NeurIPS 2019
Sun Dec 8th through Sat the 14th, 2019 at Vancouver Convention Center

### Reviewer 1

In this work, authors proposed a framework for multi-task learning, where there is assumed to be latent task space, and the learner simultaneously learn the latent task representation as well as the coefficients for these latent variables, namely the Latent Task Assignment Matrix (LTAM). Authors further imposed block-diagonal structure on the assignment matrix, and developed spectral regularizers for it. Authors then proposed a relaxed objective that can be optimized via a scheme similar to block coordinate descent. Authors also provided generalization learning guarantees as well as the structure recovery performance. Simulation experiments showed that the proposed algorithm can recover the true structure and provide improvement in prediction accuracy. The framework is interesting and the results are meaningful. However, the paper is poorly written and hard to follow. The authors didn't give enough explanation and discussion of their results, which makes them hard to digest. I think the paper needs major revision. Some questions and comments: - This whole framework is limited to linear models. Can this be easily extended to other hypotheses families? - About optimization: the overall objective is non-increasing, which is nice, can we say anything about convergence rate? Also, since the objective is not jointly convex, what happens if the algorithm converges to a local minimum instead of a global one? - In the definition of H(L, S, \tilde S, U), is there any restriction on U and \tilde S? I thought they must belong to some sets, as in the definition of Obj, but these are not mentioned in the definition of H. - I can't find the proof of Theorem 3, which seems to be adapted from another paper. However I'd still like to see how the adaption is made, just to double check.

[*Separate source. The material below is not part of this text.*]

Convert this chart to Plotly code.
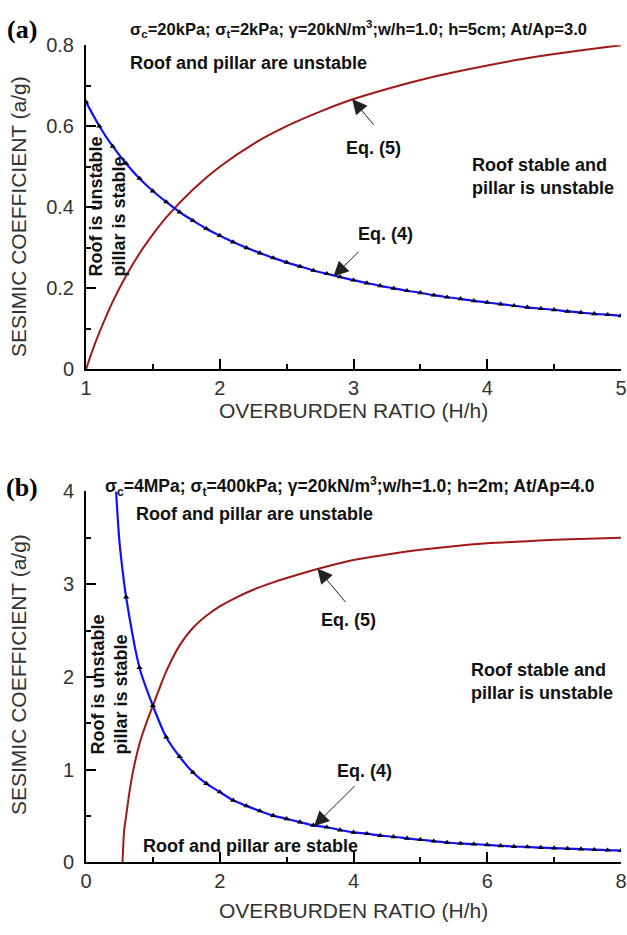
import plotly.graph_objects as go

# ---------------- data ----------------
# Panel (a)
a_eq4_x = [1.0, 1.1, 1.2, 1.3, 1.4, 1.5, 1.6, 1.7, 1.8, 1.9, 2.0, 2.1, 2.2, 2.3, 2.4,
           2.5, 2.6, 2.7, 2.8, 2.9, 3.0, 3.1, 3.2, 3.3, 3.4, 3.5, 3.6, 3.7, 3.8, 3.9,
           4.0, 4.1, 4.2, 4.3, 4.4, 4.5, 4.6, 4.7, 4.8, 4.9, 5.0]
a_eq4_y = [0.660, 0.600, 0.550, 0.508, 0.471, 0.440, 0.413, 0.388, 0.367, 0.347, 0.330,
           0.314, 0.300, 0.287, 0.275, 0.264, 0.254, 0.244, 0.236, 0.228, 0.220, 0.213,
           0.206, 0.200, 0.194, 0.189, 0.183, 0.178, 0.174, 0.169, 0.165, 0.161, 0.157,
           0.153, 0.150, 0.147, 0.143, 0.140, 0.137, 0.135, 0.132]
a_eq5_x = [1.0, 1.05, 1.1, 1.2, 1.3, 1.4, 1.5, 1.6, 1.8, 2.0, 2.25, 2.5, 2.75, 3.0,
           3.25, 3.5, 3.75, 4.0, 4.25, 4.5, 4.75, 5.0]
a_eq5_y = [0.0, 0.048, 0.091, 0.167, 0.231, 0.286, 0.333, 0.375, 0.444, 0.500, 0.556,
           0.600, 0.636, 0.667, 0.692, 0.714, 0.733, 0.750, 0.765, 0.778, 0.789, 0.800]

# Panel (b)
b_eq4_x = [0.45, 0.5, 0.55, 0.6, 0.8, 1.0, 1.2, 1.4, 1.6, 1.8, 2.0, 2.2, 2.4, 2.6, 2.8,
           3.0, 3.2, 3.4, 3.6, 3.8, 4.0, 4.2, 4.4, 4.6, 4.8, 5.0, 5.2, 5.4, 5.6, 5.8,
           6.0, 6.2, 6.4, 6.6, 6.8, 7.0, 7.2, 7.4, 7.6, 7.8, 8.0]
b_eq4_y = [4.00, 3.46, 3.13, 2.86, 2.10, 1.69, 1.35, 1.14, 0.97, 0.85, 0.76, 0.67, 0.61,
           0.555, 0.505, 0.47, 0.435, 0.40, 0.38, 0.35, 0.325, 0.31, 0.29, 0.277, 0.26,
           0.245, 0.23, 0.215, 0.205, 0.197, 0.19, 0.18, 0.172, 0.167, 0.16, 0.155,
           0.15, 0.144, 0.138, 0.133, 0.127]
b_marker_start = 3  # markers are drawn from x = 0.6 onwards
b_eq5_x = [0.545, 0.555, 0.57, 0.6, 0.65, 0.7, 0.8, 0.9, 1.0, 1.1, 1.2, 1.4, 1.6, 1.8,
           2.0, 2.2, 2.5, 2.8, 3.2, 3.6, 4.0, 4.5, 5.0, 5.5, 6.0, 6.5, 7.0, 7.5, 8.0]
b_eq5_y = [0.0, 0.15, 0.34, 0.50, 0.76, 0.97, 1.28, 1.50, 1.69, 1.88, 2.06, 2.34, 2.53,
           2.66, 2.76, 2.84, 2.94, 3.02, 3.11, 3.19, 3.26, 3.32, 3.37, 3.41, 3.44, 3.46,
           3.48, 3.49, 3.50]

a_title = ("<b>σ<sub>c</sub>=20kPa; σ<sub>t</sub>=2kPa; γ=20kN/m<sup>3</sup>;"
           "w/h=1.0; h=5cm; At/Ap=3.0</b>")
b_title = ("<b>σ<sub>c</sub>=4MPa; σ<sub>t</sub>=400kPa; γ=20kN/m<sup>3</sup>;"
           "w/h=1.0; h=2m; At/Ap=4.0</b>")
x_title = "OVERBURDEN RATIO (H/h)"
y_title = "SESIMIC COEFFICIENT (a/g)"

# ---------------- styles ----------------
BLUE = "#1010ff"
RED = "#a01818"
SANS = "Liberation Sans, Arial, sans-serif"
SERIF = "Liberation Serif, Times New Roman, serif"

fig = go.Figure()

# panel (a)
fig.add_trace(go.Scatter(x=a_eq5_x, y=a_eq5_y, mode="lines",
                         line=dict(color=RED, width=2, shape="spline"),
                         xaxis="x", yaxis="y", showlegend=False))
fig.add_trace(go.Scatter(x=a_eq4_x, y=a_eq4_y, mode="lines+markers",
                         line=dict(color=BLUE, width=2.2, shape="spline"),
                         marker=dict(symbol="triangle-up", size=5.5, color="black"),
                         xaxis="x", yaxis="y", showlegend=False))
# panel (b)
fig.add_trace(go.Scatter(x=b_eq5_x, y=b_eq5_y, mode="lines",
                         line=dict(color=RED, width=2, shape="spline", smoothing=0.8),
                         xaxis="x2", yaxis="y2", showlegend=False))
fig.add_trace(go.Scatter(x=b_eq4_x, y=b_eq4_y, mode="lines",
                         line=dict(color=BLUE, width=2.2, shape="spline", smoothing=0.8),
                         xaxis="x2", yaxis="y2", showlegend=False))
fig.add_trace(go.Scatter(x=b_eq4_x[b_marker_start:], y=b_eq4_y[b_marker_start:],
                         mode="markers",
                         marker=dict(symbol="triangle-up", size=5.5, color="black"),
                         xaxis="x2", yaxis="y2", showlegend=False))

axis_common = dict(showline=True, linecolor="black", linewidth=2, ticks="inside",
                   ticklen=10, tickwidth=1.5, tickcolor="black", showgrid=False,
                   zeroline=False, mirror=False,
                   tickfont=dict(family=SANS, size=20, color="#333333"))
x_extra = dict(ticklabelstandoff=0)
y_extra = dict(ticklabelstandoff=6)

fig.update_layout(
    width=627, height=935,
    margin=dict(l=86, r=6, t=0, b=0),
    paper_bgcolor="white", plot_bgcolor="white",
    xaxis=dict(domain=[0, 1], anchor="y", range=[1, 5], dtick=1, tick0=1,
               minor=dict(ticks="inside", ticklen=5, dtick=0.5, tickcolor="black"),
               **axis_common, **x_extra),
    yaxis=dict(domain=[0.6075, 0.9626], anchor="x", range=[0, 0.8], dtick=0.2, tick0=0,
               minor=dict(ticks="inside", ticklen=5, dtick=0.1, tickcolor="black"),
               **axis_common, **y_extra),
    xaxis2=dict(domain=[0, 1], anchor="y2", range=[0, 8], dtick=2, tick0=0,
                minor=dict(ticks="inside", ticklen=5, dtick=1, tickcolor="black"),
                **axis_common, **x_extra),
    yaxis2=dict(domain=[0.0674, 0.4738], anchor="x2", range=[0, 4], dtick=1, tick0=0,
                minor=dict(ticks="inside", ticklen=5, dtick=0.5, tickcolor="black"),
                **axis_common, **y_extra),
)

bold_font = dict(family=SANS, size=18, color="#111111")
ann = []


def txt(x, y, text, xref, yref, xanchor="left", yanchor="middle", font=None,
        angle=0, align="left"):
    ann.append(dict(x=x, y=y, xref=xref, yref=yref, text=text, showarrow=False,
                    xanchor=xanchor, yanchor=yanchor, font=font or bold_font,
                    textangle=angle, align=align))


def arrow(x, y, ax, ay, xref, yref):
    ann.append(dict(x=x, y=y, ax=ax, ay=ay, xref=xref, yref=yref, axref=xref,
                    ayref=yref, text="", showarrow=True, arrowhead=2, arrowsize=3,
                    arrowwidth=1, arrowcolor="#222222", standoff=0))


# ---- panel (a) texts
txt(-0.12, 0.980, "<b>(a)</b>", "paper", "paper", xanchor="center",
    font=dict(family=SERIF, size=26, color="black"))
txt(0.0785, 0.980, a_title, "paper", "paper",
    font=dict(family=SANS, size=16.5, color="#111111"))
txt(1.314, 0.757, "<b>Roof and pillar are unstable</b>", "x", "y")
txt(3.87, 0.475, "<b>Roof stable and<br>pillar is unstable</b>", "x", "y")
txt(1.157, 0.402, "<b>Roof is unstable<br>pillar is stable</b>", "x", "y",
    xanchor="center", angle=-90)
txt(3.15, 0.547, "<b>Eq. (5)</b>", "x", "y", xanchor="center")
txt(3.24, 0.333, "<b>Eq. (4)</b>", "x", "y", xanchor="center")
arrow(2.99, 0.667, 3.16, 0.60, "x", "y")
arrow(2.85, 0.229, 3.05, 0.294, "x", "y")

# ---- panel (b) texts
txt(-0.12, 0.478, "<b>(b)</b>", "paper", "paper", xanchor="center",
    font=dict(family=SERIF, size=26, color="black"))
txt(0.0318, 0.479, b_title, "paper", "paper",
    font=dict(family=SANS, size=17.5, color="#111111"))
txt(0.72, 3.76, "<b>Roof and pillar are unstable</b>", "x2", "y2")
txt(5.73, 1.95, "<b>Roof stable and<br>pillar is unstable</b>", "x2", "y2")
txt(0.345, 1.92, "<b>Roof is unstable<br>pillar is stable</b>", "x2", "y2",
    xanchor="center", angle=-90)
txt(0.82, 0.18, "<b>Roof and pillar are stable</b>", "x2", "y2")
txt(3.93, 2.61, "<b>Eq. (5)</b>", "x2", "y2", xanchor="center")
txt(4.17, 0.99, "<b>Eq. (4)</b>", "x2", "y2", xanchor="center")
arrow(3.46, 3.17, 3.90, 2.79, "x2", "y2")
arrow(3.41, 0.39, 4.04, 0.84, "x2", "y2")

# ---- axis titles (placed as annotations for exact positioning)
title_font = dict(family=SANS, size=21, color="#333333")
for (xc, yc) in [(0.5, 1 - 409 / 935), (0.5, 1 - 921 / 935)]:
    txt(xc, yc, x_title, "paper", "paper", xanchor="center", font=title_font)
for yc in [1 - 211 / 935, 1 - 680 / 935]:
    txt(-68 / 535, yc, y_title, "paper", "paper", xanchor="center", font=title_font,
        angle=-90)

fig.update_layout(annotations=ann)
fig.write_html("out.html")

Also, there is no \xi_3 in the generalization bound, which seems strange since it also defines the hypothesis set H. ------ I read other reviews and authors' response, and most of my concerns are addressed. I'll increase the score to 6. However, I still think the paper can benefit a lot from adding more explanations for the motivation and for the theoretical results, e.g. those given in the response.

### Reviewer 2

1. This paper is clearly written. The methodology section covers dense information. However, the subtitles before each paragraph make it easy to read. 2. This paper formulates a regularization scheme for the negative transfer problem. The arguments in this paper follow rigorous math，which makes the main idea convincing. 3. The figures in this paper are nicely plotted. Fig.1 demonstrates the structure recovery properties of their proposed regularization term. Fig.2 shows that the spectral embedding does has a strong semantic power as promised in the paper. 4. A minor issue is that some details of the optimization process are missing. More elaborations should be provided to improve clarity. (see also the Improvements part)

### Reviewer 3

1) This paper is well-written, the goal and motivation are well-clarified and convincing. Overall it is easy to follow. 2) It is very nice to see that the methodology is strictly organized under solid theoretical analysis and discussion. Moreover, we see sufficient empirical studies as well, where we can observe some interesting results and visualization. 3) Last but not least, I have to say that what attracts me most is the insights this paper brings to me. It does not merely give a new regularizer for leveraging heterogenous block diagonal structure. More importantly, it also brings a new wind by bridging the Laplacian-based structural learning problem with the optimal transport problem. In my opinion, this suggests that leveraging the expected structural sparsity could then be regarded as a matching problem across latent tasks and output tasks.